● PROVIDED MATERIAL:
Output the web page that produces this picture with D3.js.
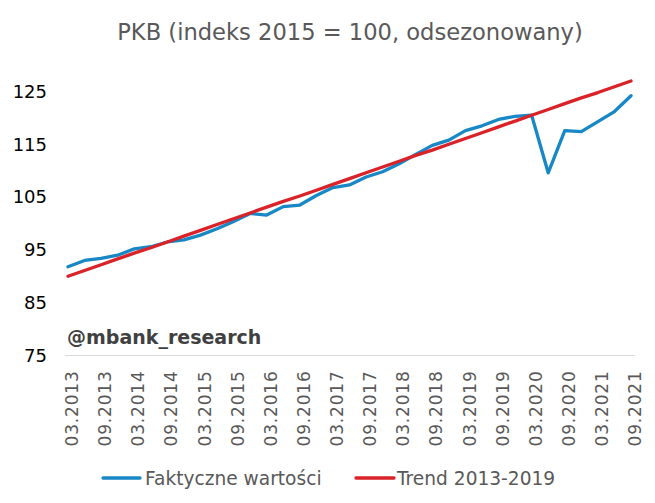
<!DOCTYPE html>
<html>
<head>
<meta charset="utf-8">
<script src="https://cdn.jsdelivr.net/npm/d3@7"></script>
<style>
  html, body { margin: 0; padding: 0; background: #fff; }
  svg { display: block; font-family: "DejaVu Sans", Verdana, sans-serif; }
</style>
</head>
<body>
<svg id="chart" width="655" height="503"></svg>
<script>
const title = "PKB (indeks 2015 = 100, odsezonowany)";
const watermark = "@mbank_research";
const quarters = [
  "03.2013","06.2013","09.2013","12.2013",
  "03.2014","06.2014","09.2014","12.2014",
  "03.2015","06.2015","09.2015","12.2015",
  "03.2016","06.2016","09.2016","12.2016",
  "03.2017","06.2017","09.2017","12.2017",
  "03.2018","06.2018","09.2018","12.2018",
  "03.2019","06.2019","09.2019","12.2019",
  "03.2020","06.2020","09.2020","12.2020",
  "03.2021","06.2021","09.2021"
];
const actual = [
  91.8, 93.0, 93.4, 94.0, 95.2, 95.6, 96.5, 96.9,
  97.8, 99.0, 100.4, 101.9, 101.6, 103.2, 103.5, 105.3,
  106.8, 107.3, 108.8, 109.8, 111.3, 113.1, 114.8, 115.8,
  117.6, 118.5, 119.7, 120.3, 120.5, 109.6, 117.6, 117.4,
  119.3, 121.2, 124.2
];
const trend = [
  90.0, 91.1, 92.2, 93.3, 94.4, 95.4, 96.5, 97.6,
  98.7, 99.8, 100.9, 102.0, 103.1, 104.2, 105.2, 106.3,
  107.4, 108.5, 109.6, 110.7, 111.8, 112.9, 113.9, 115.0,
  116.1, 117.2, 118.3, 119.4, 120.5, 121.6, 122.7, 123.8,
  124.8, 125.9, 127.0
];
const yTicks = [75, 85, 95, 105, 115, 125];
const seriesNames = ["Faktyczne wartości", "Trend 2013-2019"];
const colors = ["#1787c6", "#d92329"];

const svg = d3.select("#chart");

const x = d3.scalePoint().domain(quarters).range([68, 631]);
const y = d3.scaleLinear().domain([75, 125]).range([355.5, 91.5]);

// title
svg.append("text")
  .attr("x", 350).attr("y", 40)
  .attr("text-anchor", "middle")
  .attr("fill", "#595959")
  .attr("font-size", 22.6)
  .text(title);

// x baseline
svg.append("line")
  .attr("x1", 65).attr("x2", 635)
  .attr("y1", y(75)).attr("y2", y(75))
  .attr("stroke", "#d9d9d9").attr("stroke-width", 1);

// y axis labels
const yAxis = d3.axisLeft(y).tickValues(yTicks).tickSize(0).tickPadding(0);
const gy = svg.append("g").attr("transform", "translate(47,0)").call(yAxis);
gy.select(".domain").remove();
gy.selectAll("text")
  .attr("font-size", 18)
  .attr("font-family", "DejaVu Sans, Verdana, sans-serif")
  .attr("fill", "#000");

// x axis labels (every second quarter)
const xAxis = d3.axisBottom(x)
  .tickValues(quarters.filter((d, i) => i % 2 === 0))
  .tickSize(0);
const gx = svg.append("g").attr("transform", `translate(3.5,${y(75)})`).call(xAxis);
gx.select(".domain").remove();
gx.selectAll("text")
  .attr("font-size", 17)
  .attr("font-family", "DejaVu Sans, Verdana, sans-serif")
  .attr("fill", "#595959")
  .attr("letter-spacing", 0.8)
  .attr("text-anchor", "end")
  .attr("transform", "rotate(-90)")
  .attr("x", -15)
  .attr("y", 0)
  .attr("dy", "0.36em");

// watermark
svg.append("text")
  .attr("x", 67).attr("y", 344)
  .attr("fill", "#404040")
  .attr("font-size", 19)
  .attr("font-weight", "bold")
  .text(watermark);

// lines
const line = d3.line().x((d, i) => x(quarters[i])).y(d => y(d));
[actual, trend].forEach((s, k) => {
  svg.append("path")
    .datum(s)
    .attr("d", line)
    .attr("fill", "none")
    .attr("stroke", colors[k])
    .attr("stroke-width", 3.3)
    .attr("stroke-linejoin", "round")
    .attr("stroke-linecap", "round");
});

// legend
const legendItems = [
  { x1: 103, x2: 140, tx: 145 },
  { x1: 356, x2: 394, tx: 397 }
];
const ly = 478;
legendItems.forEach((it, k) => {
  svg.append("line")
    .attr("x1", it.x1).attr("x2", it.x2)
    .attr("y1", ly).attr("y2", ly)
    .attr("stroke", colors[k]).attr("stroke-width", 3.3)
    .attr("stroke-linecap", "round");
  svg.append("text")
    .attr("x", it.tx).attr("y", ly)
    .attr("dy", "0.36em")
    .attr("fill", "#595959")
    .attr("font-size", 18.6)
    .text(seriesNames[k]);
});
</script>
</body>
</html>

● TO BE DONE:
Your copy of the data should match it exactly, except that pictures are left out.

● OUTPUT:
Output the web page that produces this picture with D3.js.
<!DOCTYPE html>
<html>
<head>
<meta charset="utf-8">
<script src="https://cdn.jsdelivr.net/npm/d3@7"></script>
<style>
  html, body { margin: 0; padding: 0; background: #fff; }
  svg { display: block; font-family: "DejaVu Sans", Verdana, sans-serif; }
</style>
</head>
<body>
<svg id="chart" width="655" height="503"></svg>
<script>
const title = "PKB (indeks 2015 = 100, odsezonowany)";
const watermark = "@mbank_research";
const quarters = [
  "03.2013","06.2013","09.2013","12.2013",
  "03.2014","06.2014","09.2014","12.2014",
  "03.2015","06.2015","09.2015","12.2015",
  "03.2016","06.2016","09.2016","12.2016",
  "03.2017","06.2017","09.2017","12.2017",
  "03.2018","06.2018","09.2018","12.2018",
  "03.2019","06.2019","09.2019","12.2019",
  "03.2020","06.2020","09.2020","12.2020",
  "03.2021","06.2021","09.2021"
];
const actual = [
  91.8, 93.0, 93.4, 94.0, 95.2, 95.6, 96.5, 96.9,
  97.8, 99.0, 100.4, 101.9, 101.6, 103.2, 103.5, 105.3,
  106.8, 107.3, 108.8, 109.8, 111.3, 113.1, 114.8, 115.8,
  117.6, 118.5, 119.7, 120.3, 120.5, 109.6, 117.6, 117.4,
  119.3, 121.2, 124.2
];
const trend = [
  90.0, 91.1, 92.2, 93.3, 94.4, 95.4, 96.5, 97.6,
  98.7, 99.8, 100.9, 102.0, 103.1, 104.2, 105.2, 106.3,
  107.4, 108.5, 109.6, 110.7, 111.8, 112.9, 113.9, 115.0,
  116.1, 117.2, 118.3, 119.4, 120.5, 121.6, 122.7, 123.8,
  124.8, 125.9, 127.0
];
const yTicks = [75, 85, 95, 105, 115, 125];
const seriesNames = ["Faktyczne wartości", "Trend 2013-2019"];
const colors = ["#1787c6", "#d92329"];

const svg = d3.select("#chart");

const x = d3.scalePoint().domain(quarters).range([68, 631]);
const y = d3.scaleLinear().domain([75, 125]).range([355.5, 91.5]);

// title
svg.append("text")
  .attr("x", 350).attr("y", 40)
  .attr("text-anchor", "middle")
  .attr("fill", "#595959")
  .attr("font-size", 22.6)
  .text(title);

// x baseline
svg.append("line")
  .attr("x1", 65).attr("x2", 635)
  .attr("y1", y(75)).attr("y2", y(75))
  .attr("stroke", "#d9d9d9").attr("stroke-width", 1);

// y axis labels
const yAxis = d3.axisLeft(y).tickValues(yTicks).tickSize(0).tickPadding(0);
const gy = svg.append("g").attr("transform", "translate(47,0)").call(yAxis);
gy.select(".domain").remove();
gy.selectAll("text")
  .attr("font-size", 18)
  .attr("font-family", "DejaVu Sans, Verdana, sans-serif")
  .attr("fill", "#000");

// x axis labels (every second quarter)
const xAxis = d3.axisBottom(x)
  .tickValues(quarters.filter((d, i) => i % 2 === 0))
  .tickSize(0);
const gx = svg.append("g").attr("transform", `translate(3.5,${y(75)})`).call(xAxis);
gx.select(".domain").remove();
gx.selectAll("text")
  .attr("font-size", 17)
  .attr("font-family", "DejaVu Sans, Verdana, sans-serif")
  .attr("fill", "#595959")
  .attr("letter-spacing", 0.8)
  .attr("text-anchor", "end")
  .attr("transform", "rotate(-90)")
  .attr("x", -15)
  .attr("y", 0)
  .attr("dy", "0.36em");

// watermark
svg.append("text")
  .attr("x", 67).attr("y", 344)
  .attr("fill", "#404040")
  .attr("font-size", 19)
  .attr("font-weight", "bold")
  .text(watermark);

// lines
const line = d3.line().x((d, i) => x(quarters[i])).y(d => y(d));
[actual, trend].forEach((s, k) => {
  svg.append("path")
    .datum(s)
    .attr("d", line)
    .attr("fill", "none")
    .attr("stroke", colors[k])
    .attr("stroke-width", 3.3)
    .attr("stroke-linejoin", "round")
    .attr("stroke-linecap", "round");
});

// legend
const legendItems = [
  { x1: 103, x2: 140, tx: 145 },
  { x1: 356, x2: 394, tx: 397 }
];
const ly = 478;
legendItems.forEach((it, k) => {
  svg.append("line")
    .attr("x1", it.x1).attr("x2", it.x2)
    .attr("y1", ly).attr("y2", ly)
    .attr("stroke", colors[k]).attr("stroke-width", 3.3)
    .attr("stroke-linecap", "round");
  svg.append("text")
    .attr("x", it.tx).attr("y", ly)
    .attr("dy", "0.36em")
    .attr("fill", "#595959")
    .attr("font-size", 18.6)
    .text(seriesNames[k]);
});
</script>
</body>
</html>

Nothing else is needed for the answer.